RAW DATA start

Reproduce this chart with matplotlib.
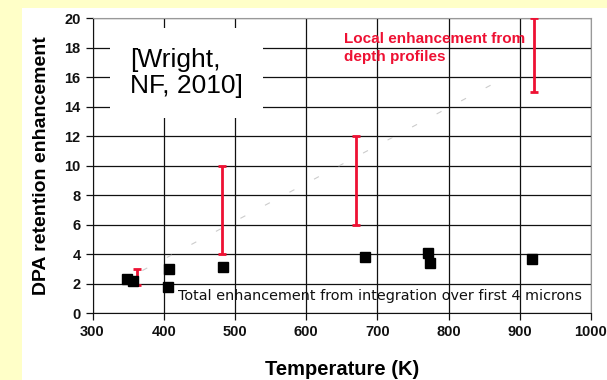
import matplotlib
matplotlib.use('Agg')
import matplotlib.pyplot as plt
from matplotlib.patches import Rectangle

# total enhancement (integration over first 4 microns)
temp_pts = [348, 357, 406, 408, 483, 683, 771, 774, 917]
enh_pts = [2.35, 2.2, 1.8, 3.0, 3.15, 3.85, 4.1, 3.4, 3.65]

# local enhancement ranges from depth profiles
temp_bars = [362, 482, 670, 920]
bar_low = [1.95, 4.05, 6.0, 15.0]
bar_high = [3.0, 10.0, 12.0, 20.0]

# faint trend line
trend_x = [370, 880]
trend_y = [2.9, 16.0]

xticks = [300, 400, 500, 600, 700, 800, 900, 1000]
yticks = list(range(0, 21, 2))

plt.rcParams['font.family'] = ['Liberation Sans', 'DejaVu Sans']

fig = plt.figure(figsize=(6.07, 3.80), dpi=100)
fig.patch.set_facecolor('#FFFFC8')
fig.patches.append(Rectangle((0.036, 0), 1, 0.979, transform=fig.transFigure,
                             facecolor='white', edgecolor='none', zorder=-1))

ax = fig.add_axes([0.1524, 0.1755, 0.8211, 0.7763])
ax.set_facecolor('white')
ax.set_xlim(300, 1000)
ax.set_ylim(0, 20)
ax.set_xticks(xticks)
ax.set_yticks(yticks)
ax.grid(True, color='#111111', linewidth=0.9)
ax.set_axisbelow(True)
for s in ['top', 'right']:
    ax.spines[s].set_color('#999999')
for s in ['left', 'bottom']:
    ax.spines[s].set_color('#111111')
ax.tick_params(direction='out', length=5, width=0.9, labelsize=10.5, colors='#111111')
for lab in ax.get_xticklabels() + ax.get_yticklabels():
    lab.set_fontweight('bold')

ax.plot(trend_x, trend_y, color='#cccccc', linewidth=0.8, linestyle=(0, (5, 20)), zorder=2)

ax.vlines(temp_bars, bar_low, bar_high, color='#EE1133', linewidth=2, zorder=3)
ax.hlines(bar_low + bar_high, [t - 5.5 for t in temp_bars] * 2, [t + 5.5 for t in temp_bars] * 2,
          color='#EE1133', linewidth=2, zorder=3)

ax.plot(temp_pts, enh_pts, 's', color='black', markersize=7, zorder=4)

ax.set_xlabel('Temperature (K)', fontsize=14.5, fontweight='bold', labelpad=15)
ax.set_ylabel('DPA retention enhancement', fontsize=14, fontweight='bold', labelpad=10)

ax.text(0.075, 0.815, '[Wright,\nNF, 2010]', transform=ax.transAxes, fontsize=19,
        va='center', ha='left', linespacing=1.1, zorder=5,
        bbox=dict(boxstyle='square,pad=0.75', facecolor='white', edgecolor='none'))

ax.text(0.505, 0.90, 'Local enhancement from\ndepth profiles', transform=ax.transAxes,
        fontsize=11, fontweight='bold', color='#EE1133', va='center', ha='left',
        linespacing=1.4, zorder=5)

ax.text(0.172, 0.06, 'Total enhancement from integration over first 4 microns',
        transform=ax.transAxes, fontsize=10.4, family='DejaVu Sans', color='#111111',
        va='center', ha='left', zorder=5)

fig.savefig('out.png', dpi=100, facecolor=fig.get_facecolor())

RAW DATA end

- SET TASK: In the data above, please extract the lines from the first one through the line with "trend_y = [2.9, 16.0]", exactly, and keep pictures out.

- ANSWER TO THE EXERCISE:
Reproduce this chart with matplotlib.
import matplotlib
matplotlib.use('Agg')
import matplotlib.pyplot as plt
from matplotlib.patches import Rectangle

# total enhancement (integration over first 4 microns)
temp_pts = [348, 357, 406, 408, 483, 683, 771, 774, 917]
enh_pts = [2.35, 2.2, 1.8, 3.0, 3.15, 3.85, 4.1, 3.4, 3.65]

# local enhancement ranges from depth profiles
temp_bars = [362, 482, 670, 920]
bar_low = [1.95, 4.05, 6.0, 15.0]
bar_high = [3.0, 10.0, 12.0, 20.0]

# faint trend line
trend_x = [370, 880]
trend_y = [2.9, 16.0]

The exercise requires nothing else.